● **Stated exercise**: Please return exactly the run of lines that begins with the line containing "Write a Python" and ends with the line containing "ax2 = fig.add_axes([0.591, 0.148, 0.405, 0.704])", pictures excluded.

● **Data listing**:
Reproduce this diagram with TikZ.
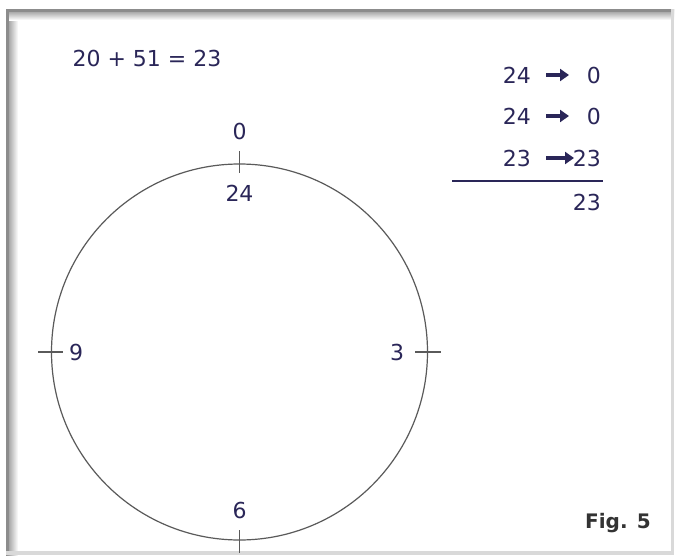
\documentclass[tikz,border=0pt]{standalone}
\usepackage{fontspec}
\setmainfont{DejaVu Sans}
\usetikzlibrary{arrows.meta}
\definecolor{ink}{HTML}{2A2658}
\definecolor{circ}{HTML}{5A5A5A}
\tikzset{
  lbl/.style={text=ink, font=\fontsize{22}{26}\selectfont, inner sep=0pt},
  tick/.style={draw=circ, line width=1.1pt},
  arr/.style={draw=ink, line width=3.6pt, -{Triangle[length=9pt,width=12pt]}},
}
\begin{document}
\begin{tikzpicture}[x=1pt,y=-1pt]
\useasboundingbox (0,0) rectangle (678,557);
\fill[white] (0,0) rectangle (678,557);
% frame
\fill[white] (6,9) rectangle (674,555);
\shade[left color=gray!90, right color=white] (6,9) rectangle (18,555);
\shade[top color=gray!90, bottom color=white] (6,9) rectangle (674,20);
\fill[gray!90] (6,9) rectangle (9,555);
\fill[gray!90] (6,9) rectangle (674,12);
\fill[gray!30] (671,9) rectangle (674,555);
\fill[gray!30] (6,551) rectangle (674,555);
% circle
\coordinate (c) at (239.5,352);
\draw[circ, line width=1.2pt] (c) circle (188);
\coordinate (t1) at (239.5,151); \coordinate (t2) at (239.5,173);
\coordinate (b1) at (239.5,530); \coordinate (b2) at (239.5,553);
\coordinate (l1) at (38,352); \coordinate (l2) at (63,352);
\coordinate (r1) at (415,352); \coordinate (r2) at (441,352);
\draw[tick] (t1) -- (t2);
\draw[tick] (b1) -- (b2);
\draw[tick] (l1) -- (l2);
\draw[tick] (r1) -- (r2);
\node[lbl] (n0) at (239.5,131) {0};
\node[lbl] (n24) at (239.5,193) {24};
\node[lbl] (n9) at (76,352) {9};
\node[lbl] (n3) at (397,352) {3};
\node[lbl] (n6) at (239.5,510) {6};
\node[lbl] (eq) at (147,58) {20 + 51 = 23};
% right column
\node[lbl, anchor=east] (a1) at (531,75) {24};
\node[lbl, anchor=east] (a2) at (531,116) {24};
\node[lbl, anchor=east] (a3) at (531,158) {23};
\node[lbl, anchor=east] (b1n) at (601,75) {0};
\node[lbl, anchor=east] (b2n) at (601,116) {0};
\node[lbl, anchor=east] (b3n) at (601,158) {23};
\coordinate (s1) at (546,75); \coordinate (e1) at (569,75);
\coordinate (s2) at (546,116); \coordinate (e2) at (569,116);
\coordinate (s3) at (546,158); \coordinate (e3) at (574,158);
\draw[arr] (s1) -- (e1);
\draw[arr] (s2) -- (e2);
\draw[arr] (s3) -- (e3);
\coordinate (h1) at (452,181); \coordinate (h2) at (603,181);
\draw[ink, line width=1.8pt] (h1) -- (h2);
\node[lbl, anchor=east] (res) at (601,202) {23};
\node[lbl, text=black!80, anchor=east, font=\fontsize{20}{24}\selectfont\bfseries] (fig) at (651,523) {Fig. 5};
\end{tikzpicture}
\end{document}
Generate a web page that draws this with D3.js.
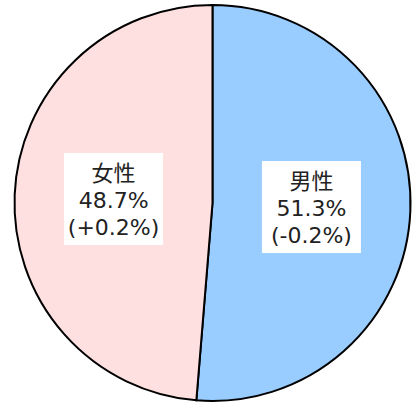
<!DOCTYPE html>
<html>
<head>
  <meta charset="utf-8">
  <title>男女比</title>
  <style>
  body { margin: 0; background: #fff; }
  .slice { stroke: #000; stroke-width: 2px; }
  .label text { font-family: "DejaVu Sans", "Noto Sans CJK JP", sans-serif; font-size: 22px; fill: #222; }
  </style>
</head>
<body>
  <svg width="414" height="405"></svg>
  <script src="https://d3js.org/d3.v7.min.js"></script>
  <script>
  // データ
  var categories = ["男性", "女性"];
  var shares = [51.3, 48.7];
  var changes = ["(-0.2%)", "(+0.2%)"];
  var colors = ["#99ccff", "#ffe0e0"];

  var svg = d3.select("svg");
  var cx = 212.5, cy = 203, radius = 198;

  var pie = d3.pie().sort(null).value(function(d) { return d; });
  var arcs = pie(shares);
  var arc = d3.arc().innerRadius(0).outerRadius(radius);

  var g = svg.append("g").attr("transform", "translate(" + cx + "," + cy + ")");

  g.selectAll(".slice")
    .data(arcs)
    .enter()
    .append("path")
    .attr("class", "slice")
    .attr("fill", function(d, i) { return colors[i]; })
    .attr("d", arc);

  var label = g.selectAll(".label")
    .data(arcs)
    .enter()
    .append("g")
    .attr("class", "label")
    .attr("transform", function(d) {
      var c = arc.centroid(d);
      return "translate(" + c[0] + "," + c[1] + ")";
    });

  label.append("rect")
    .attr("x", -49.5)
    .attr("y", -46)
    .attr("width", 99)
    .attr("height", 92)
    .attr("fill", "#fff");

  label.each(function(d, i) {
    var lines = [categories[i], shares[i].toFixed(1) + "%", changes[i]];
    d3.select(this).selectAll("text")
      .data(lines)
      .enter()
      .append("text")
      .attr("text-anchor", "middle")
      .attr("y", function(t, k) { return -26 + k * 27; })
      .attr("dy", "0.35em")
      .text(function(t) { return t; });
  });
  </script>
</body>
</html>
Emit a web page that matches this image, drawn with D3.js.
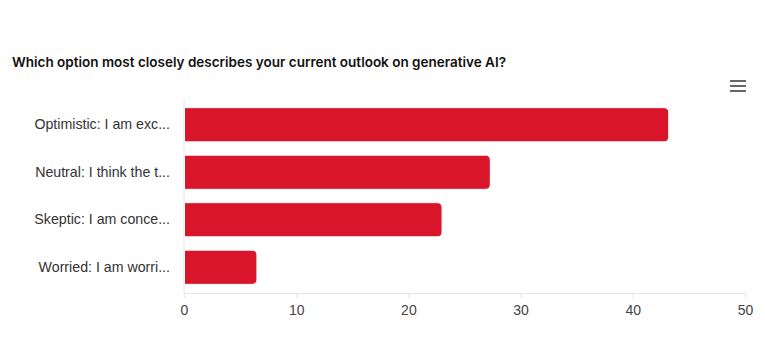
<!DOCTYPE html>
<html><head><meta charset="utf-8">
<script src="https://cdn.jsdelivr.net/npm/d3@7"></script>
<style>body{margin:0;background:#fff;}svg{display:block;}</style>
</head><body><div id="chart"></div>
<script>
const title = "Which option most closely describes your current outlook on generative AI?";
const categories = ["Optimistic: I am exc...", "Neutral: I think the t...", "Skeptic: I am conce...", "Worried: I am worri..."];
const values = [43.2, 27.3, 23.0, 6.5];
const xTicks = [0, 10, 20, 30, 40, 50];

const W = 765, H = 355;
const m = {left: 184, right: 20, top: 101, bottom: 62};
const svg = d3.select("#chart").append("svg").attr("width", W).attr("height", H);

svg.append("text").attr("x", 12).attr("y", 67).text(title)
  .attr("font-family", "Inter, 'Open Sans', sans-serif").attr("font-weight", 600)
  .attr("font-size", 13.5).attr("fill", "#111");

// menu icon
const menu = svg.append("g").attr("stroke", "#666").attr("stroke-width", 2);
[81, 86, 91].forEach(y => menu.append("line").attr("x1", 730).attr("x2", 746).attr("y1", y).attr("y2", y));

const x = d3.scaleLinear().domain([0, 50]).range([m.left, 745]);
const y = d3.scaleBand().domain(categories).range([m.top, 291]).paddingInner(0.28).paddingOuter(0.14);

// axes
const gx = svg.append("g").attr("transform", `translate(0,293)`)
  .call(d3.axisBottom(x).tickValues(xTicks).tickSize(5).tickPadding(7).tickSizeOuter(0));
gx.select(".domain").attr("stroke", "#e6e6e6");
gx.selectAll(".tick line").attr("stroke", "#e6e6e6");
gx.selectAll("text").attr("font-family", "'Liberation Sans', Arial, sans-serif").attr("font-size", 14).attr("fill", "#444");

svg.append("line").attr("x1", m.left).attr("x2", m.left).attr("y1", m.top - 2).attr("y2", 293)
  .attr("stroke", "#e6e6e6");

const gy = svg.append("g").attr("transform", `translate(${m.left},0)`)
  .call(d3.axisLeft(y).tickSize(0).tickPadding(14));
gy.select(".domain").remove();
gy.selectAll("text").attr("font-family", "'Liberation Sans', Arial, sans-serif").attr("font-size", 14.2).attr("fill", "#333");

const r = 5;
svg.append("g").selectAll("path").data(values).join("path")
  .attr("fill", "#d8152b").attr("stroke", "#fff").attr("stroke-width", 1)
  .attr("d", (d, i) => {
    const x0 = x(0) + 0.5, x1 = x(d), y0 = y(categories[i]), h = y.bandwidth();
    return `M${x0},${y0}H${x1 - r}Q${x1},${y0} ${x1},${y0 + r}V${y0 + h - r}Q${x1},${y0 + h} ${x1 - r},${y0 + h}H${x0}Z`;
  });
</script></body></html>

...

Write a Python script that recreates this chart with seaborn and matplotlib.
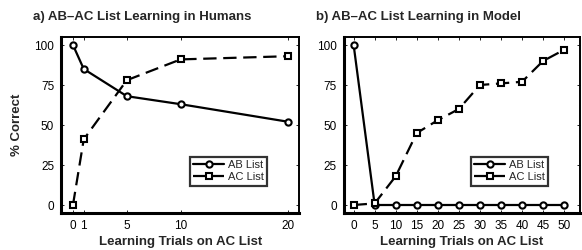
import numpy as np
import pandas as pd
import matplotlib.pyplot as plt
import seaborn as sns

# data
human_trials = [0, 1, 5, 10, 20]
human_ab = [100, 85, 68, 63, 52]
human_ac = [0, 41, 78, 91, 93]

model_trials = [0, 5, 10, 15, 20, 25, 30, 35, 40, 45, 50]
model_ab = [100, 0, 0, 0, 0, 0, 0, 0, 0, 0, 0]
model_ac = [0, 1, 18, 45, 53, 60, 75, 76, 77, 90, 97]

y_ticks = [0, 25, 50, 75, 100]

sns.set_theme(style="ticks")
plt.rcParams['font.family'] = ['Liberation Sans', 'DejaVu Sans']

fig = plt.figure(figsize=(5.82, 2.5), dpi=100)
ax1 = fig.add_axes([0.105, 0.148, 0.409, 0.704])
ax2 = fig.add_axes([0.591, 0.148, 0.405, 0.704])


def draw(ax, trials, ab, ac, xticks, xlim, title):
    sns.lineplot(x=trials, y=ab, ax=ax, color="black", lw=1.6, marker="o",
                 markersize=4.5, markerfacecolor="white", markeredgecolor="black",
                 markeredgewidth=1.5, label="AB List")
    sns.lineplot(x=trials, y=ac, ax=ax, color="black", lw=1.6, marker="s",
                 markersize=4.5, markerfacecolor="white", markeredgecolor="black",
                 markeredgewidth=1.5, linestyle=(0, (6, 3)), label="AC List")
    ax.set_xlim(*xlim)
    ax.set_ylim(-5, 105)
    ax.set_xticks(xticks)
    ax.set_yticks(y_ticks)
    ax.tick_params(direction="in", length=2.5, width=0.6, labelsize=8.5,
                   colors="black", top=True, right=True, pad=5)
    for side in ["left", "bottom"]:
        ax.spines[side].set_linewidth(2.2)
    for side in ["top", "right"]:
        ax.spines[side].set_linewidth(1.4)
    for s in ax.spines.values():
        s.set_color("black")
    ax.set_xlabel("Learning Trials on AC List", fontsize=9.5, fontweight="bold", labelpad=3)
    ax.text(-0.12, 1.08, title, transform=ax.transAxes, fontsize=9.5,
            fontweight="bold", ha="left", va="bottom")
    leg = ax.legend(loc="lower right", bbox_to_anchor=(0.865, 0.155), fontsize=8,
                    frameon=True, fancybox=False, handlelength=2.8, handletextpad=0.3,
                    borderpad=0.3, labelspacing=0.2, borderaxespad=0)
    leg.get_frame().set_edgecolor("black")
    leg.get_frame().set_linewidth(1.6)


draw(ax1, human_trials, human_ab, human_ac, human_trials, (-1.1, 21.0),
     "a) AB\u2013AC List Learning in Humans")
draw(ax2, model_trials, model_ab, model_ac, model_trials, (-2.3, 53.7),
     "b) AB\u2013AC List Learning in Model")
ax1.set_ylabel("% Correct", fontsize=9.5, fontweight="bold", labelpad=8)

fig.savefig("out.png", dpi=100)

==

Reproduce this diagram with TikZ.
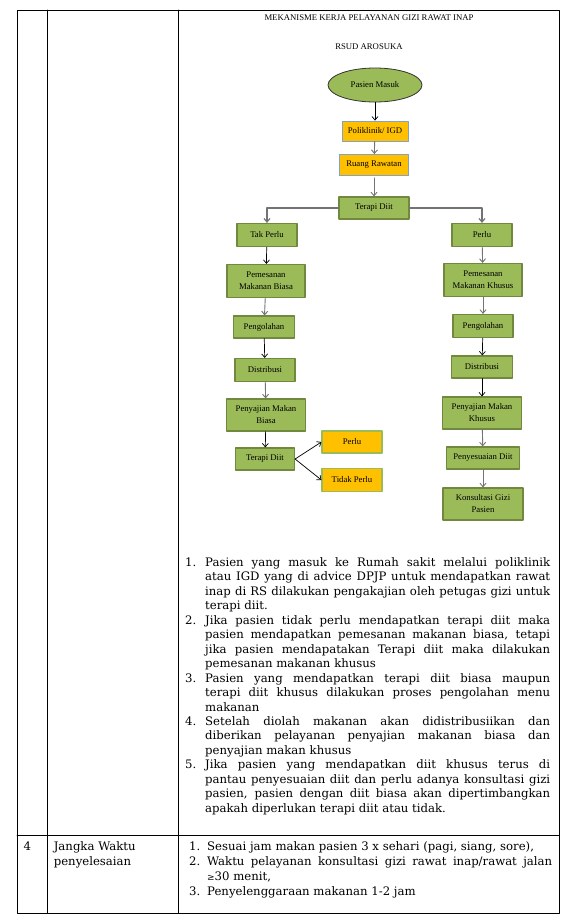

● **Response to this task**:
Write a Python script that recreates this chart with seaborn and matplotlib.
import numpy as np
import pandas as pd
import matplotlib.pyplot as plt
import seaborn as sns

# data
human_trials = [0, 1, 5, 10, 20]
human_ab = [100, 85, 68, 63, 52]
human_ac = [0, 41, 78, 91, 93]

model_trials = [0, 5, 10, 15, 20, 25, 30, 35, 40, 45, 50]
model_ab = [100, 0, 0, 0, 0, 0, 0, 0, 0, 0, 0]
model_ac = [0, 1, 18, 45, 53, 60, 75, 76, 77, 90, 97]

y_ticks = [0, 25, 50, 75, 100]

sns.set_theme(style="ticks")
plt.rcParams['font.family'] = ['Liberation Sans', 'DejaVu Sans']

fig = plt.figure(figsize=(5.82, 2.5), dpi=100)
ax1 = fig.add_axes([0.105, 0.148, 0.409, 0.704])
ax2 = fig.add_axes([0.591, 0.148, 0.405, 0.704])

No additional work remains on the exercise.